#### Data supplied ####

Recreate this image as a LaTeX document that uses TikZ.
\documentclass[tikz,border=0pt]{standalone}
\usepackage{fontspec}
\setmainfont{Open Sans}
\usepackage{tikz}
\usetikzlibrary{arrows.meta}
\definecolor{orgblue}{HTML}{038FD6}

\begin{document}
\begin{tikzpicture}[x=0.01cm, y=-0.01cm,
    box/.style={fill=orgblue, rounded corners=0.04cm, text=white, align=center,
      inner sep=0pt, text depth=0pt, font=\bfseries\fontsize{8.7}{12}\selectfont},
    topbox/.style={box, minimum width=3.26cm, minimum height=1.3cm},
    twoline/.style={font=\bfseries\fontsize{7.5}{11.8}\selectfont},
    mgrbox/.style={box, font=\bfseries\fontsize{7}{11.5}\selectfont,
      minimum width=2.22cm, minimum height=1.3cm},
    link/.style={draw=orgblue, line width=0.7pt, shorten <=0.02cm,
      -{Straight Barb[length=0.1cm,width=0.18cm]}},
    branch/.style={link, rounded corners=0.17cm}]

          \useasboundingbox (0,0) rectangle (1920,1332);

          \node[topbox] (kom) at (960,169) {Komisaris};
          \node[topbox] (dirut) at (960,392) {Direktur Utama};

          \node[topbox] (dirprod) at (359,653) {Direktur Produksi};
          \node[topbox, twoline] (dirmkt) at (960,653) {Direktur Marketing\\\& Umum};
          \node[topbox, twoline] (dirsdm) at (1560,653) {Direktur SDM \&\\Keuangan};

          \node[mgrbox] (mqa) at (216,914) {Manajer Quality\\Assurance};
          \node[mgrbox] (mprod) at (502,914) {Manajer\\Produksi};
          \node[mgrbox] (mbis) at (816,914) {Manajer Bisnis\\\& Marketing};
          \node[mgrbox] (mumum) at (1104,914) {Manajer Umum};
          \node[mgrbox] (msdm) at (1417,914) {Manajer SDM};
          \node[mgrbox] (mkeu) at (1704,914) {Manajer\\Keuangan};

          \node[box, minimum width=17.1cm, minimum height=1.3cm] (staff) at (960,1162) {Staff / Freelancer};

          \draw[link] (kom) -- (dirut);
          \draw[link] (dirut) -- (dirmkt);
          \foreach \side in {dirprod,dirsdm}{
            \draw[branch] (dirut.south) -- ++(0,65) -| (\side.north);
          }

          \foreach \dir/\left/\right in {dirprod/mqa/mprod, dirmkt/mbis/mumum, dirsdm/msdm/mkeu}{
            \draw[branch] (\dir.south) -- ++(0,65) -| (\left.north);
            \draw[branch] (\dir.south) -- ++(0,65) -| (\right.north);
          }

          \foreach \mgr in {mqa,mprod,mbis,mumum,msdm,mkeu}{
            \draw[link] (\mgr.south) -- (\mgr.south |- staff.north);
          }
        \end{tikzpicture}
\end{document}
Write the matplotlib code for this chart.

####

#### The task:
All of the entries above must be quoted exactly.

#### Full response:
Recreate this image as a LaTeX document that uses TikZ.
\documentclass[tikz,border=0pt]{standalone}
\usepackage{fontspec}
\setmainfont{Open Sans}
\usepackage{tikz}
\usetikzlibrary{arrows.meta}
\definecolor{orgblue}{HTML}{038FD6}

\begin{document}
\begin{tikzpicture}[x=0.01cm, y=-0.01cm,
    box/.style={fill=orgblue, rounded corners=0.04cm, text=white, align=center,
      inner sep=0pt, text depth=0pt, font=\bfseries\fontsize{8.7}{12}\selectfont},
    topbox/.style={box, minimum width=3.26cm, minimum height=1.3cm},
    twoline/.style={font=\bfseries\fontsize{7.5}{11.8}\selectfont},
    mgrbox/.style={box, font=\bfseries\fontsize{7}{11.5}\selectfont,
      minimum width=2.22cm, minimum height=1.3cm},
    link/.style={draw=orgblue, line width=0.7pt, shorten <=0.02cm,
      -{Straight Barb[length=0.1cm,width=0.18cm]}},
    branch/.style={link, rounded corners=0.17cm}]

          \useasboundingbox (0,0) rectangle (1920,1332);

          \node[topbox] (kom) at (960,169) {Komisaris};
          \node[topbox] (dirut) at (960,392) {Direktur Utama};

          \node[topbox] (dirprod) at (359,653) {Direktur Produksi};
          \node[topbox, twoline] (dirmkt) at (960,653) {Direktur Marketing\\\& Umum};
          \node[topbox, twoline] (dirsdm) at (1560,653) {Direktur SDM \&\\Keuangan};

          \node[mgrbox] (mqa) at (216,914) {Manajer Quality\\Assurance};
          \node[mgrbox] (mprod) at (502,914) {Manajer\\Produksi};
          \node[mgrbox] (mbis) at (816,914) {Manajer Bisnis\\\& Marketing};
          \node[mgrbox] (mumum) at (1104,914) {Manajer Umum};
          \node[mgrbox] (msdm) at (1417,914) {Manajer SDM};
          \node[mgrbox] (mkeu) at (1704,914) {Manajer\\Keuangan};

          \node[box, minimum width=17.1cm, minimum height=1.3cm] (staff) at (960,1162) {Staff / Freelancer};

          \draw[link] (kom) -- (dirut);
          \draw[link] (dirut) -- (dirmkt);
          \foreach \side in {dirprod,dirsdm}{
            \draw[branch] (dirut.south) -- ++(0,65) -| (\side.north);
          }

          \foreach \dir/\left/\right in {dirprod/mqa/mprod, dirmkt/mbis/mumum, dirsdm/msdm/mkeu}{
            \draw[branch] (\dir.south) -- ++(0,65) -| (\left.north);
            \draw[branch] (\dir.south) -- ++(0,65) -| (\right.north);
          }

          \foreach \mgr in {mqa,mprod,mbis,mumum,msdm,mkeu}{
            \draw[link] (\mgr.south) -- (\mgr.south |- staff.north);
          }
        \end{tikzpicture}
\end{document}
Write the matplotlib code for this chart.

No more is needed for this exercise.